Existence Problem of pigeonhole, selecting among a set of 50 numbers. I have, a Problem related to the box (pigeonhole) principle. Let me show you the statement:

Prove that any given 50 positive integers, it is always possible to select out 4 numbers $a_{1}$, $a_{2}$, $a_{3}$, $a_{4}$ from them, such that $(a_{2} - a_{1}) \cdot ( a_{4} - a_{3} )$ is divisible by 2009.

To be honest, I'm kind of clueless in how to start to attack this problem, because, I'd usually start with "getting my hands dirty" and checking some cases to try to find a patter and the use box principle. But in this case the set of numbers is too big and to check even a single case would spend many many time, so it's obviously not the way to go.
There is though, a pretty similar problem of selecting 51 arbitrarily chosen number of a set from 100 numbers but again, the solution it's based on looking the fact that any single number can be rewritten as $2^{q} \cdot m$ ...
So, I believe the solution is just based on looking at a clever "pigeonhole" like in the above problem.
Would please anyone of you give me a hint?

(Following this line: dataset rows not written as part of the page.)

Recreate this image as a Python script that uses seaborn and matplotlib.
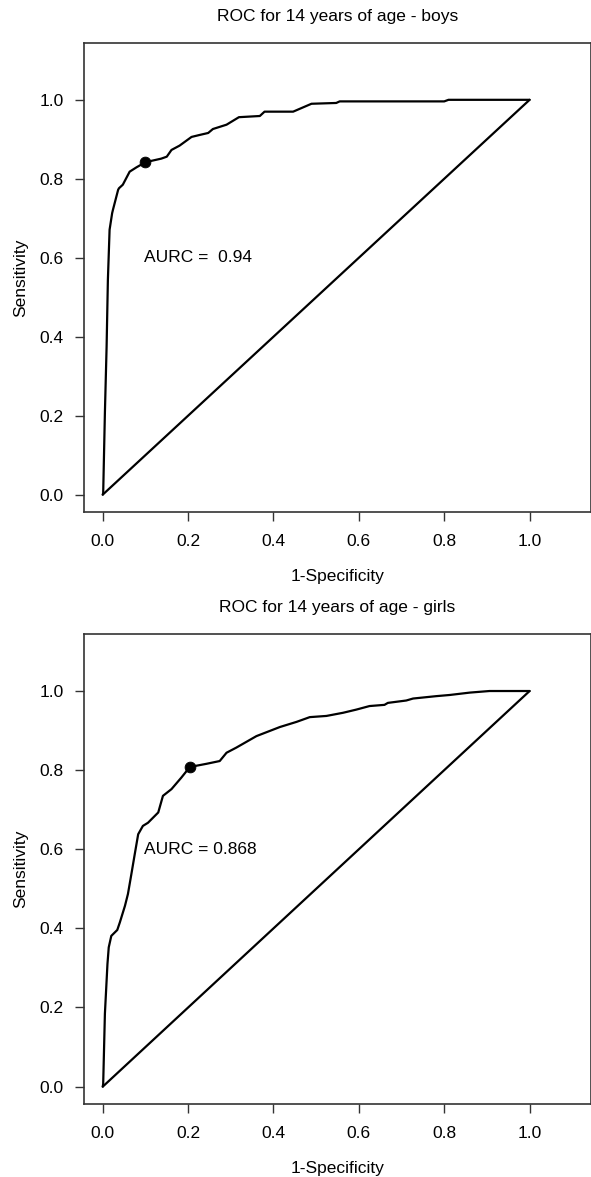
import matplotlib
matplotlib.use("Agg")
import matplotlib.pyplot as plt
import seaborn as sns
import pandas as pd

# ROC curve points (1-specificity, sensitivity)
boys_fpr = [0, 0.001, 0.005, 0.009, 0.012, 0.016, 0.022, 0.024, 0.036, 0.038,
            0.047, 0.063, 0.079, 0.100, 0.137, 0.150, 0.161, 0.180, 0.208, 0.227,
            0.247, 0.258, 0.290, 0.319, 0.368, 0.379, 0.446, 0.489, 0.547, 0.555,
            0.80, 0.81, 1.0]
boys_tpr = [0, 0.004, 0.207, 0.375, 0.544, 0.671, 0.713, 0.722, 0.772, 0.776,
            0.785, 0.818, 0.829, 0.842, 0.851, 0.856, 0.873, 0.884, 0.906, 0.911,
            0.916, 0.926, 0.937, 0.956, 0.959, 0.970, 0.970, 0.990, 0.992, 0.996,
            0.996, 1.0, 1.0]

girls_fpr = [0, 0.001, 0.005, 0.011, 0.014, 0.020, 0.034, 0.040, 0.052, 0.059,
             0.067, 0.075, 0.083, 0.094, 0.106, 0.130, 0.141, 0.161, 0.184, 0.204,
             0.243, 0.274, 0.290, 0.313, 0.360, 0.415, 0.454, 0.485, 0.524, 0.563,
             0.594, 0.625, 0.660, 0.668, 0.711, 0.727, 0.781, 0.813, 0.860, 0.906,
             1.0]
girls_tpr = [0, 0.007, 0.184, 0.310, 0.352, 0.381, 0.396, 0.415, 0.457, 0.487,
             0.537, 0.588, 0.638, 0.659, 0.667, 0.693, 0.735, 0.752, 0.781, 0.808,
             0.816, 0.823, 0.844, 0.857, 0.886, 0.909, 0.922, 0.934, 0.937, 0.945,
             0.953, 0.962, 0.965, 0.970, 0.976, 0.981, 0.987, 0.990, 0.996, 1.0,
             1.0]

# optimal cut-off points
boys_cut = (0.100, 0.842)
girls_cut = (0.204, 0.808)

titles = ["ROC for 14 years of age - boys", "ROC for 14 years of age - girls"]
aurc_labels = ["AURC =  0.94", "AURC = 0.868"]
ticks = [0.0, 0.2, 0.4, 0.6, 0.8, 1.0]

sns.set_style("ticks")
plt.rcParams['font.family'] = ['Liberation Sans', 'DejaVu Sans']
plt.rcParams['text.color'] = 'black'
plt.rcParams['axes.labelcolor'] = 'black'
plt.rcParams['xtick.color'] = 'black'
plt.rcParams['ytick.color'] = 'black'
fs = 12.5

fig = plt.figure(figsize=(5.91, 11.77), dpi=100)
ax_top = fig.add_axes([0.1421, 0.5650, 0.858, 0.3985])
ax_bot = fig.add_axes([0.1421, 0.0620, 0.858, 0.3993])

panels = [
    (ax_top, boys_fpr, boys_tpr, boys_cut),
    (ax_bot, girls_fpr, girls_tpr, girls_cut),
]

for i, (ax, fpr, tpr, cut) in enumerate(panels):
    df = pd.DataFrame({"fpr": fpr, "tpr": tpr})
    sns.lineplot(data=df, x="fpr", y="tpr", sort=False, estimator=None,
                 color="black", linewidth=1.6, ax=ax)
    diag = pd.DataFrame({"fpr": [0, 1], "tpr": [0, 1]})
    sns.lineplot(data=diag, x="fpr", y="tpr", sort=False, estimator=None,
                 color="black", linewidth=1.6, ax=ax)
    sns.scatterplot(x=[cut[0]], y=[cut[1]], color="black", s=60,
                    edgecolor="black", zorder=5, ax=ax)
    ax.text(0.097, 0.6, aurc_labels[i], fontsize=fs, ha="left", va="center")

    ax.set_xlim(-0.044, 1.144)
    ax.set_ylim(-0.044, 1.144)
    ax.set_xticks(ticks)
    ax.set_yticks(ticks)
    ax.set_xticklabels([f"{t:.1f}" for t in ticks])
    ax.set_yticklabels([f"{t:.1f}" for t in ticks])
    ax.tick_params(axis="both", labelsize=fs, length=6.5, width=1.0,
                   color="#333333", labelcolor="black")
    ax.tick_params(axis="x", pad=9)
    ax.tick_params(axis="y", pad=8)
    ax.set_xlabel("1-Specificity", fontsize=fs, labelpad=15)
    ax.set_ylabel("Sensitivity", fontsize=fs, labelpad=8)
    ax.set_title(titles[i], fontsize=fs, pad=16)
    for sp in ax.spines.values():
        sp.set_visible(True)
        sp.set_color("#333333")
        sp.set_linewidth(1.2)

fig.savefig("out.png", dpi=100)
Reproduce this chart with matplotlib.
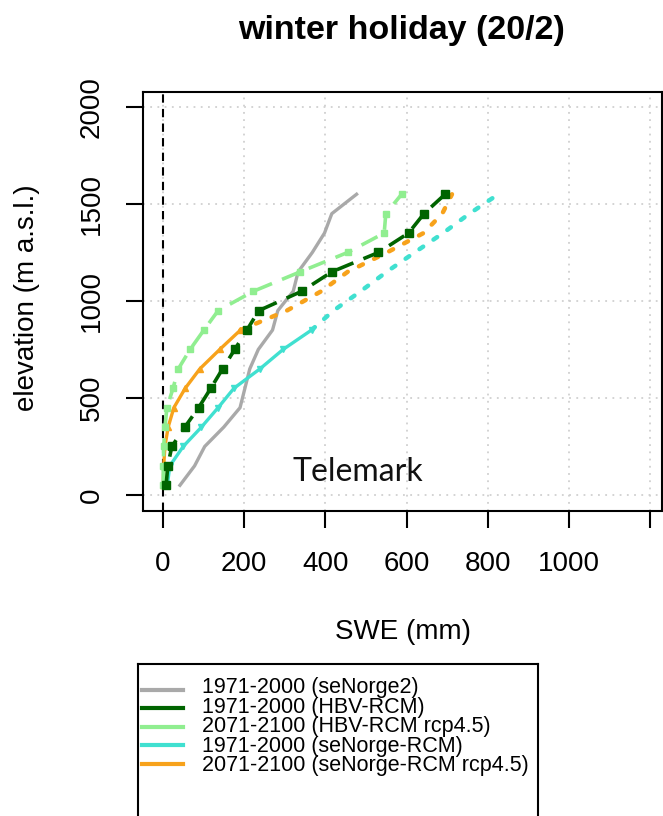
import matplotlib
matplotlib.use("Agg")
import matplotlib.pyplot as plt
import numpy as np

# ---------------- data ----------------
elevation = [50, 150, 250, 350, 450, 550, 650, 750, 850, 950, 1050, 1150, 1250, 1350, 1450, 1550]
swe_senorge2 = [42, 78, 103, 150, 190, 202, 214, 235, 270, 283, 321, 333, 368, 398, 416, 477]
swe_hbv_rcm = [8, 12, 22, 54, 88, 118, 147, 177, 207, 236, 342, 416, 531, 605, 643, 695]
swe_hbv_rcp45 = [1, 1, 2, 5, 10, 25, 38, 67, 101, 136, 223, 338, 455, 545, 549, 588]
swe_senorge_rcm = [11, 17, 50, 95, 136, 175, 239, 296, 366, 420, 487, 551, 620, 690, 755, 826]
swe_senorge_rcp45 = [1, 2, 5, 13, 27, 55, 91, 140, 191, 305, 390, 455, 552, 642, 688, 712]
solid_limit = 850  # seNorge-RCM curves drawn solid up to this elevation, dotted above

legend_labels = ["1971-2000 (seNorge2)", "1971-2000 (HBV-RCM)", "2071-2100 (HBV-RCM rcp4.5)",
                 "1971-2000 (seNorge-RCM)", "2071-2100 (seNorge-RCM rcp4.5)"]
x_ticks = [0, 200, 400, 600, 800, 1000, 1200]
x_ticklabels = ["0", "200", "400", "600", "800", "1000", ""]
y_ticks = [0, 500, 1000, 1500, 2000]

c_grey = "#a9a9a9"
c_dgreen = "#006400"
c_lgreen = "#90ee90"
c_cyan = "#40e0d0"
c_orange = "#f7a21b"

plt.rcParams['font.family'] = ['Liberation Sans', 'DejaVu Sans']

W, H = 663, 816
fig = plt.figure(figsize=(W / 100, H / 100), dpi=100)

L, R, T, B = 143, 661.5, 92, 510.5
ax = fig.add_axes([L / W, 1 - B / H, (R - L) / W, (B - T) / H])
ax.set_xlim(-49, 1228)
ax.set_ylim(-80, 2077)

ax.set_axisbelow(True)
ax.grid(True, color="#d0d0d0", linestyle=(0, (1, 3)), linewidth=1.3)
ax.axvline(0, color="black", linestyle=(0, (4, 3)), linewidth=1.5, zorder=1.5)

elev = np.array(elevation)
low = elev <= solid_limit
high = elev >= solid_limit

ax.plot(swe_senorge2, elevation, color=c_grey, lw=2.4, zorder=3)
ax.plot(np.array(swe_senorge_rcm)[low], elev[low], color=c_cyan, lw=2.4, marker="v", ms=5, zorder=3)
ax.plot(np.array(swe_senorge_rcm)[high], elev[high], color=c_cyan, lw=3.2,
        linestyle=(0, (1, 2.8)), dash_capstyle="round", zorder=3)
ax.plot(np.array(swe_senorge_rcp45)[low], elev[low], color=c_orange, lw=2.4, marker="^", ms=5, zorder=3)
ax.plot(np.array(swe_senorge_rcp45)[high], elev[high], color=c_orange, lw=3.2,
        linestyle=(0, (1, 2.8)), dash_capstyle="round", zorder=3)
ax.plot(swe_hbv_rcp45, elevation, color=c_lgreen, lw=2.6, linestyle=(0, (5, 3)),
        marker="s", ms=4.5, zorder=4)
ax.plot(swe_hbv_rcm, elevation, color=c_dgreen, lw=2.6, linestyle=(0, (5, 3)),
        marker="s", ms=6, zorder=5)

ax.set_xticks(x_ticks)
ax.set_xticklabels(x_ticklabels)
ax.set_yticks(y_ticks)
ax.tick_params(axis="both", direction="out", length=12.5, width=1.5, labelsize=20, color="black")
ax.tick_params(axis="x", pad=17)
ax.tick_params(axis="y", pad=15, labelrotation=90)
for lab in ax.get_yticklabels():
    lab.set_va("center")
for s in ax.spines.values():
    s.set_linewidth(1.5)

ax.text(480, 118, "Telemark", fontsize=23, family=["Lato", "DejaVu Sans"],
        ha="center", va="center", color="#111111")

fig.text(402 / W, 1 - 30 / H, "winter holiday (20/2)", fontsize=24.5, weight="bold",
         ha="center", va="center")
fig.text(403 / W, 1 - 632 / H, "SWE (mm)", fontsize=20, ha="center", va="center")
fig.text(27 / W, 1 - 298 / H, "elevation (m a.s.l.)", fontsize=20, rotation=90,
         ha="center", va="center")

# legend box (extends below the figure edge as in the reference)
LL, LR, LT = 138, 538, 664
ext = 0.05
lax = fig.add_axes([LL / W, -ext, (LR - LL) / W, (H - LT) / H + ext])
lax.set_xlim(0, LR - LL)
lax.set_ylim(H + ext * H - LT, 0)
lax.set_xticks([])
lax.set_yticks([])
for s in lax.spines.values():
    s.set_linewidth(1.5)
row0, dy = 26, 18.4
colors = [c_grey, c_dgreen, c_lgreen, c_cyan, c_orange]
for i, col in enumerate(colors):
    y = row0 + i * dy
    lax.plot([4, 45], [y, y], color=col, lw=3)
lax.text(64, row0 + 2 * dy, "\n".join(legend_labels), fontsize=15.5, ha="left", va="center",
         linespacing=0.906)

fig.savefig("out.png", dpi=100)
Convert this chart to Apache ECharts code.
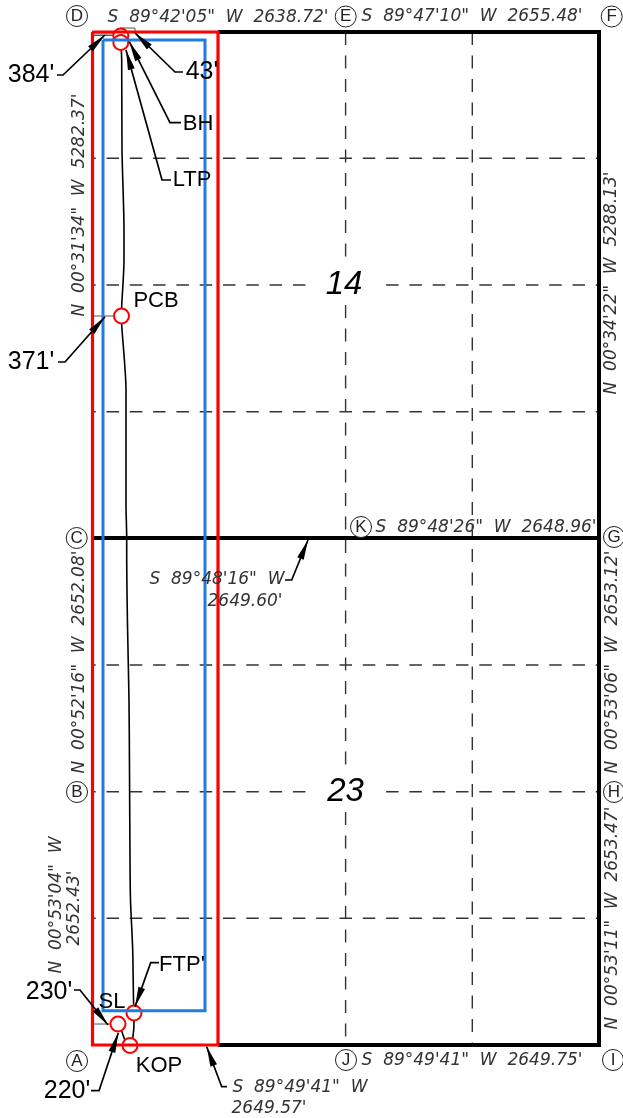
<!DOCTYPE html>
<html>
<head>
<meta charset="utf-8">
<style>html,body{margin:0;padding:0;background:#fff}#c{width:623px;height:1118px}</style>
<script src="https://cdn.jsdelivr.net/npm/echarts@6/dist/echarts.min.js"></script>
</head>
<body>
<div id="c"></div>
<script>
// All values are in plat sheet units
const sectionBorder = [[218,32],[599,32],[599,1045],[218,1045]];
const sectionBorderWest = [[92,32],[218,32],[218,1045],[92,1045],[92,32]];
const midLine = [[92,538],[599,538]];
const quarterRows = [
  [[92,158.3],[599,158.3]],
  [[92,285],[310,285]], [[381,285],[599,285]],
  [[92,411.7],[599,411.7]],
  [[92,665],[599,665]],
  [[92,791.7],[310,791.7]], [[381,791.7],[599,791.7]],
  [[92,918.3],[599,918.3]]
];
const quarterCols = [
  [[345.6,32],[345.6,259]], [[345.6,305],[345.6,773]], [[345.6,812],[345.6,1045]],
  [[472.3,32],[472.3,1045]]
];
const redUnit = [[92.5,32],[218,32],[218,1045],[92.5,1045],[92.5,32]];
const blueSetback = [[103,40],[205,40],[205,1010.7],[103,1010.7],[103,40]];
const wellPath = [[118,1024],[122,1032],[125,1040],[130,1045.5],[133,1036],[134,1022],[134,1013],[133.5,1000],[132.7,950],
  [130.5,900],[130,860],[129.5,770],[129,700],[127.5,625],[126.7,560],[126.7,538],[126,505],[126,440],[126,390],[121.7,325],[121.5,316],[121.7,306],
  [124,260],[124,230],[122,150],[121.7,60],[120.8,42]];
const wellStations = [[120.8,36],[120.8,42.5],[121.5,316],[134,1013],[118,1024],[130,1045.5]];
const tieLines = [
  [[93,34],[113,34]], [[93,35.5],[113,35.5]],
  [[120,28],[135,28]], [[135,28],[135,32]],
  [[93,316],[113,316]],
  [[93,1024],[110,1024]]
];
const leaders = [
  [[57,75],[63,75],[105,35]],
  [[183,72],[175,72],[135,33]],
  [[181,122.7],[170,122.7],[129.3,41.7]],
  [[171,180],[162,180],[126,50]],
  [[58,362],[65,362],[105,316.7]],
  [[74,990],[80,990],[108,1025]],
  [[91,1090.7],[99,1090.7],[118.3,1033]],
  [[159,962.7],[150.7,962.7],[135,1006.7]],
  [[227,1086.7],[221.7,1086.7],[206.7,1046.7]],
  [[285,580],[291.7,580],[308,540]]
];
const cornerMarks = [
  ['D',77,16],['E',345.7,16.5],['F',611.7,16.5],['C',76.7,538],['K',361,527],['G',614,537],
  ['B',77,792],['H',614,792],['A',77,1061],['J',346,1060],['I',613,1060]
];
const wordLabels = [
  ['BH',198,124],['LTP',192,180],['PCB',156,301],['SL',112,1002],["FTP'",182,965],['KOP',159,1066]
];
const distanceLabels = [
  ["384'",31,75],["43'",202,72],["371'",31,362],["230'",49,992],["220'",67,1091]
];
const sectionNumbers = [['14',344,285],['23',345.6,792]];
const bearingsFlat = [
  ["S  89°42'05\"  W  2638.72'",218,18],
  ["S  89°47'10\"  W  2655.48'",472,17],
  ["S  89°48'26\"  W  2648.96'",486,528],
  ["S  89°49'41\"  W  2649.75'",472,1061],
  ["S  89°49'41\"  W",300,1088],
  ["2649.57'",269,1109],
  ["S  89°48'16\"  W",217,580],
  ["2649.60'",245,602]
];
const bearingsUp = [
  ["N  00°31'34\"  W  5282.37'",80,205],
  ["N  00°52'16\"  W  2652.08'",80,662],
  ["N  00°53'04\"  W",57,905],
  ["2652.43'",75,908],
  ["N  00°34'22\"  W  5288.13'",612,283],
  ["N  00°53'06\"  W  2653.12'",613,662],
  ["N  00°53'11\"  W  2653.47'",613,918]
];

const lineSeries = (data, color, width, z, extra) => Object.assign({
  type:'line', data, showSymbol:false, silent:true, animation:false, clip:false, z,
  lineStyle:{color, width, cap:'butt', join:'miter'}
}, extra || {});

const textSeries = (rows, font, rotate, z) => ({
  type:'scatter', silent:true, animation:false, clip:false, z,
  symbol:'circle', symbolSize:1, itemStyle:{color:'rgba(0,0,0,0)', opacity:1},
  data: rows.map(r => ({value:[r[1],r[2]], name:r[0]})),
  label: Object.assign({show:true, position:'inside', formatter:p=>p.name, rotate, align:'center', verticalAlign:'middle'}, font)
});

const plainFont = {fontFamily:'Liberation Sans', color:'#000'};
const bearingFont = {fontFamily:'DejaVu Sans', fontStyle:'italic', fontSize:17, color:'#333'};

const series = [];
series.push(lineSeries(sectionBorder,'#000',4,2));
series.push(lineSeries(midLine,'#000',4,2));
series.push(lineSeries(sectionBorderWest,'#444',2,2));
quarterRows.forEach(d => {
  const s = lineSeries(d,'#333',1.4,1);
  s.lineStyle.type = [12.5,10.8];
  s.lineStyle.dashOffset = ((d[0][0]-339.5)%23.3+23.3)%23.3;
  series.push(s);
});
quarterCols.forEach(d => {
  const s = lineSeries(d,'#333',1.4,1);
  s.lineStyle.type = [13,10.5];
  series.push(s);
});
tieLines.forEach(d => series.push(lineSeries(d,'#555',1,3)));
series.push(lineSeries(wellPath,'#000',1.6,4,{smooth:0.25}));
series.push({
  type:'scatter', silent:true, animation:false, clip:false, z:5,
  symbol:'circle', symbolSize:15,
  itemStyle:{color:'#fff', borderColor:'#f00', borderWidth:2, opacity:1},
  data:wellStations
});
series.push(lineSeries(blueSetback,'#1f7ce0',3,6));
series.push(lineSeries(redUnit,'#f00',3.2,7));
leaders.forEach(d => series.push(lineSeries(d,'#000',1.7,8)));
// arrow heads: derived from the leader's last segment
series.push({
  type:'scatter', silent:true, animation:false, clip:false, z:9,
  symbol:'triangle', symbolSize:[7,20], itemStyle:{color:'#000', opacity:1},
  data: leaders.map(d => {
    const a=d[d.length-2], b=d[d.length-1], dx=b[0]-a[0], dy=b[1]-a[1], l=Math.hypot(dx,dy);
    return {value:[b[0]-dx/l*10, b[1]-dy/l*10], symbolRotate:Math.atan2(-dx,-dy)*180/Math.PI};
  })
});
series.push({
  type:'scatter', silent:true, animation:false, clip:false, z:10,
  symbol:'circle', symbolSize:21,
  itemStyle:{color:'#fff', borderColor:'#222', borderWidth:1, opacity:1},
  data: cornerMarks.map(r => ({value:[r[1],r[2]], name:r[0]})),
  label:{show:true, position:'inside', formatter:p=>p.name, fontFamily:'Liberation Sans', fontSize:17, color:'#222'}
});
series.push(textSeries(wordLabels, Object.assign({fontSize:22}, plainFont), 0, 11));
series.push(textSeries(distanceLabels, Object.assign({fontSize:25}, plainFont), 0, 11));
series.push(textSeries(sectionNumbers, {fontFamily:'Liberation Sans', fontStyle:'italic', fontSize:33, color:'#000'}, 0, 11));
series.push(textSeries(bearingsFlat, bearingFont, 0, 11));
series.push(textSeries(bearingsUp, bearingFont, 90, 11));

const chart = echarts.init(document.getElementById('c'), null, {renderer:'canvas', width:623, height:1118});
chart.setOption({
  animation:false,
  backgroundColor:'#fff',
  grid:{left:0, right:0, top:0, bottom:0},
  xAxis:{type:'value', min:0, max:623, show:false},
  yAxis:{type:'value', min:0, max:1118, inverse:true, show:false},
  series
});
</script>
</body>
</html>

I don't really want a complete solution, just, a hint.
Thanks y'all for your time (:
 A: A good way to start is by trying to prove the simpler result: when arbitrarily selecting 51 numbers there are always two among them (called $a_1, a_2$) so that $a_1 - a_2$ is divisible by 49.
A: Denote $r_i$ the remainder of the Euclidean division of $a_i$ by $49$. How many different values $r_i$ can take? How many $r_i$ are there? What can you conclude with the pigeonhole principle? Deduce that you can find $a_i$ and $a_j$ such that $49$ divides $a_j-a_i$ (or equivalently the remainder of $a_j-a_i$ by $49$ is $0$).
Why $49$? Because $2009=49\times41$.
A: Since $2009 = 41 \times 49$, it is sufficient to select out four numbers $a_1, a_2, a_3, a_4$ such that $a_1 \equiv a_2 \pmod{41}$ and $a_3 \equiv a_4 \pmod{49}.$ The pigeonhole principle guarantees the existence of such pairs $(a_1, a_2)$ and $(a_3, a_4)$ since there are $50$ distinct integers. You can formally prove this proposition by associating pigeons with given integers and holes with possible values modulo $49$ (and $41$). However, we should check the case in which these pairs share a common element. This case can be handled as follows: Select the pair $(a_3, a_4)$ first. Among the remaining $48$ integers, select the other pair.